Burke was the oldest serving officer aboard Victory at the Battle of Trafalgar, also at the age of 69, he was the oldest purser in the Royal Navy.

The artist Arthur William Devis depicted Burke in his 1807 painting, The Death of Nelson, 21 October 1805. The picture shows many of the officers present at the moment of Nelson's death. Portrayed are Revd. Dr Alexander Scott, Nelson's chaplain, rubbing his chest to help relieve the pain. Nelson's steward, William Chevailler, looks towards Dr William Beatty, Victorys surgeon, who feels Nelson's pulse and is about to pronounce him dead. Sir Thomas Masterman Hardy stands to the right of the painting - though Hardy was not actually present at the moment of death. Midshipman Edward Collingwood and Lieutenant John Yule (rear left and left), gesture towards a pile of captured enemy flags being brought in by a seaman. Gaetano Spedillo, Nelson's Italian valet, stands in right profile in front of Collingwood, holding a glass from which Nelson took his last sips of water. Victorys carpenter, Mr Bunce, stands on the far right of the painting above Lieutenant George Miller Bligh, the dazed and wounded figure seated far right. Seated to the right of Bligh is Assistant Surgeon Neil Smith. Burke is shown kneeling to the right of Nelson, visible under Hardy's arm, partly obscured by Spedillo. He is supporting Nelson by propping up his pillow.

Lord Nelson was quoted
"It is nonsense, Mr. Burke, to suppose I can live. My sufferings are great but they will soon be over."

==Later life==
Burke survived the battle and lived 10 years more before dying at the age of 79 in 1815. He had retired from the navy to live at Wouldham, where he owned both 'Purser Place' and 'Burke House'. Both were dismantled, and their materials moved to Maresfield in East Sussex, where a new house called 'Purser Place' was built in 1937.

Two large shell cases which stood at his gate of Burke House are claimed to be relics of HMS Victory. They were moved to beneath the west window of Wouldham All Saints Church.

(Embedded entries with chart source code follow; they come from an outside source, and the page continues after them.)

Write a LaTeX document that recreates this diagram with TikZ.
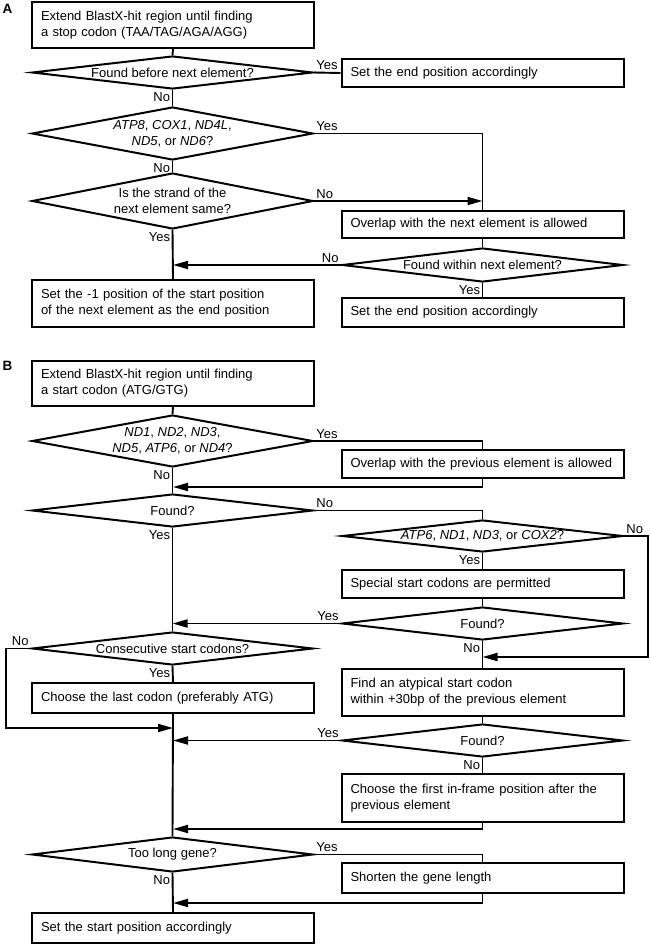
\documentclass[tikz,border=0pt]{standalone}
\usepackage{fontspec}
\setmainfont{Liberation Sans}
\usetikzlibrary{arrows.meta, positioning, shapes.geometric}

\tikzset{
  stepbox/.style={draw, line width=2pt, rectangle, text width=264pt, inner xsep=9pt, inner ysep=0pt, align=left},
  test/.style={draw, line width=2pt, diamond, inner sep=0pt, minimum width=281pt, align=center},
  flow/.style={line width=1.9pt},
  arr/.style={flow, -{Triangle[length=15pt, width=8pt]}},
  yn/.style={inner sep=1.5pt},
  panel/.style={font=\fontsize{13.5}{16}\selectfont\bfseries, inner sep=0pt}
}

\begin{document}
\begin{tikzpicture}[x=1pt, y=-1pt, font=\fontsize{13}{16}\selectfont]
\useasboundingbox (0,0) rectangle (650,945);

% panel A: stop codon
\node[panel] (lblA) at (7.5,8.5) {A};
\node[stepbox, minimum height=46pt] (a1) at (173,25) {Extend BlastX-hit region until finding\\a stop codon (TAA/TAG/AGA/AGG)};
\node[test, minimum height=33pt, aspect=8.5] (a2) at (172.5,72.5) {Found before next element?};
\node[stepbox, minimum height=28pt] (a3) at (482.5,73) {Set the end position accordingly};
\node[test, minimum height=53pt, aspect=5.3] (a4) at (172.5,133.5) {\textit{ATP8}, \textit{COX1}, \textit{ND4L},\\\textit{ND5}, or \textit{ND6}?};
\node[test, minimum height=56pt, aspect=5] (a5) at (172.5,201) {Is the strand of the\\next element same?};
\node[stepbox, minimum height=27pt] (a6) at (482.5,224.5) {Overlap with the next element is allowed};
\node[test, minimum height=34pt, aspect=8.3] (a7) at (482.5,265) {Found within next element?};
\node[stepbox, minimum height=29pt] (a8) at (482.5,312.5) {Set the end position accordingly};
\node[stepbox, minimum height=47pt] (a9) at (173,303.5) {Set the -1 position of the start position\\of the next element as the end position};

\draw[flow] (a1.south) -- (a2.north);
\draw[flow] (a2.east) -- node[yn, pos=0, anchor=south west] {Yes} (a3.west);
\draw[flow] (a2.south) -- node[yn, pos=0, anchor=north east] {No} (a4.north);
\draw[flow] (a4.east) -| node[yn, pos=0, anchor=south west] {Yes} (a6.north);
\draw[flow] (a4.south) -- node[yn, pos=0, anchor=north east] {No} (a5.north);
\draw[arr] (a5.east) -- node[yn, pos=0, anchor=south west] {No} (a5.east -| a6.north);
\draw[flow] (a5.south) -- node[yn, pos=0, anchor=north east] {Yes} (a9.north);
\draw[flow] (a6.south) -- (a7.north);
\draw[arr] (a7.west) -- node[yn, pos=0, anchor=south east] {No} (a7.west -| a9.north);
\draw[flow] (a7.south) -- node[yn, pos=0, anchor=north east] {Yes} (a8.north);

% panel B: start codon
\node[panel] (lblB) at (7.5,366) {B};
\node[stepbox, minimum height=45pt] (b1) at (173,383.5) {Extend BlastX-hit region until finding\\a start codon (ATG/GTG)};
\node[test, minimum height=52pt, aspect=5.4] (b2) at (172.5,441) {\textit{ND1}, \textit{ND2}, \textit{ND3},\\\textit{ND5}, \textit{ATP6}, or \textit{ND4}?};
\node[stepbox, minimum height=28pt] (b3) at (482.5,464) {Overlap with the previous element is allowed};
\node[test, minimum height=33pt, aspect=8.5] (b4) at (172.5,510.5) {Found?};
\node[test, minimum height=32pt, aspect=8.8] (b5) at (482.5,536) {\textit{ATP6}, \textit{ND1}, \textit{ND3}, or \textit{COX2}?};
\node[stepbox, minimum height=28pt] (b6) at (482.5,584) {Special start codons are permitted};
\node[test, minimum height=33pt, aspect=8.5] (b7) at (482.5,623.5) {Found?};
\node[test, minimum height=33pt, aspect=8.5] (b8) at (172.5,648.5) {Consecutive start codons?};
\node[stepbox, minimum height=30pt] (b9) at (173,698) {Choose the last codon (preferably ATG)};
\node[stepbox, minimum height=47pt] (b10) at (482.5,692.5) {Find an atypical start codon\\within +30bp of the previous element};
\node[test, minimum height=33pt, aspect=8.5] (b11) at (482.5,740.5) {Found?};
\node[stepbox, minimum height=48pt] (b12) at (482.5,798) {Choose the first in-frame position after the\\previous element};
\node[test, minimum height=35pt, aspect=8] (b13) at (172.5,854.5) {Too long gene?};
\node[stepbox, minimum height=30pt] (b14) at (482.5,878) {Shorten the gene length};
\node[stepbox, minimum height=30pt] (b15) at (173,928) {Set the start position accordingly};

\coordinate (j1) at (173,487);
\coordinate (j2) at (482.5,657);
\coordinate (j3) at (173,728);
\coordinate (j4) at (173,829);
\coordinate (j5) at (173,903);
\coordinate (k1) at (648,657);
\coordinate (k2) at (6,728);

\draw[flow] (b1.south) -- (b2.north);
\draw[flow] (b2.east) -| node[yn, pos=0, anchor=south west] {Yes} (b3.north);
\draw[flow] (b2.south) -- node[yn, pos=0, anchor=north east] {No} (b4.north);
\draw[arr] (b3.south) |- (j1);
\draw[flow] (b4.east) -| node[yn, pos=0, anchor=south west] {No} (b5.north);
\draw[flow] (b4.south) -- node[yn, pos=0, anchor=north east] {Yes} (b8.north);
\draw[flow] (b5.south) -- node[yn, pos=0, anchor=north east] {Yes} (b6.north);
\draw[arr] (b5.east) -| node[yn, pos=0, anchor=south west] {No} (k1) -- (j2);
\draw[flow] (b6.south) -- (b7.north);
\draw[arr] (b7.west) -- node[yn, pos=0, anchor=south east] {Yes} (b7.west -| b4.south);
\draw[flow] (b7.south) -- node[yn, pos=0, anchor=north east] {No} (b10.north);
\draw[arr] (b8.west) -| node[yn, pos=0, anchor=south east] {No} (k2) -- (j3);
\draw[flow] (b8.south) -- node[yn, pos=0, anchor=north east] {Yes} (b9.north);
\draw[flow] (b9.south) -- (b13.north);
\draw[flow] (b10.south) -- (b11.north);
\draw[arr] (b11.west) -- node[yn, pos=0, anchor=south east] {Yes} (b11.west -| b9.south);
\draw[flow] (b11.south) -- node[yn, pos=0, anchor=north east] {No} (b12.north);
\draw[arr] (b12.south) |- (j4);
\draw[flow] (b13.east) -| node[yn, pos=0, anchor=south west] {Yes} (b14.north);
\draw[flow] (b13.south) -- node[yn, pos=0, anchor=north east] {No} (b15.north);
\draw[arr] (b14.south) |- (j5);
\end{tikzpicture}
\end{document}
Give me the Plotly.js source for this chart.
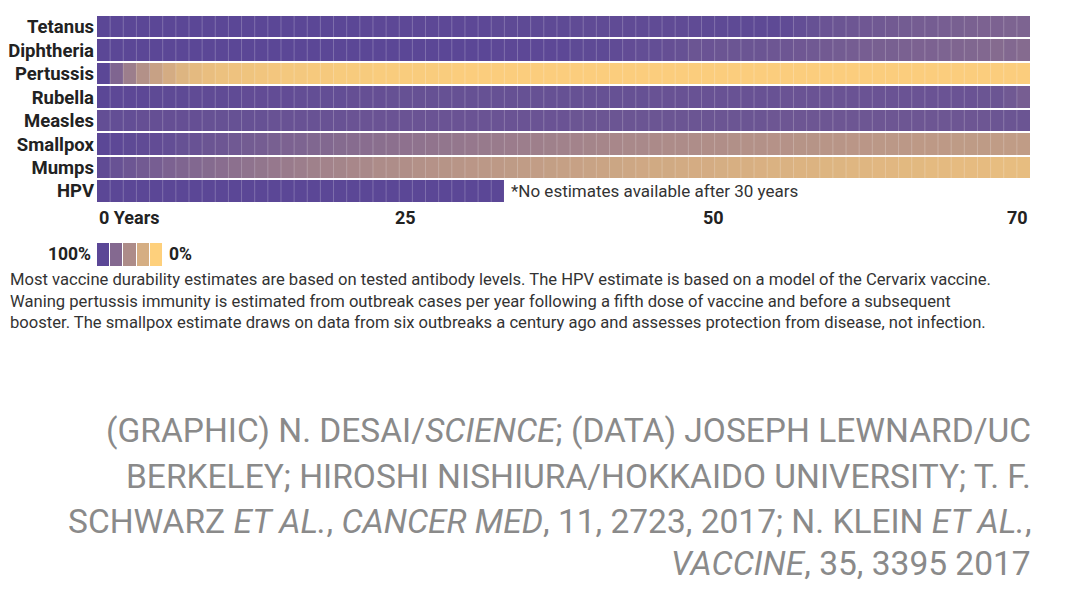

His headstone in Wouldham Church reads:
Sacred to the Memory of Walter Burke, Esq, of this Parish, who died on the 12th September 1815 in the 70th year of his age. He was Purser on His Majesty's Ship Victory in the glorious Battle of Trafalgar, and in his arms the immortal Nelson died.

==Memorials==
Two roads in the Medway area have been named after him.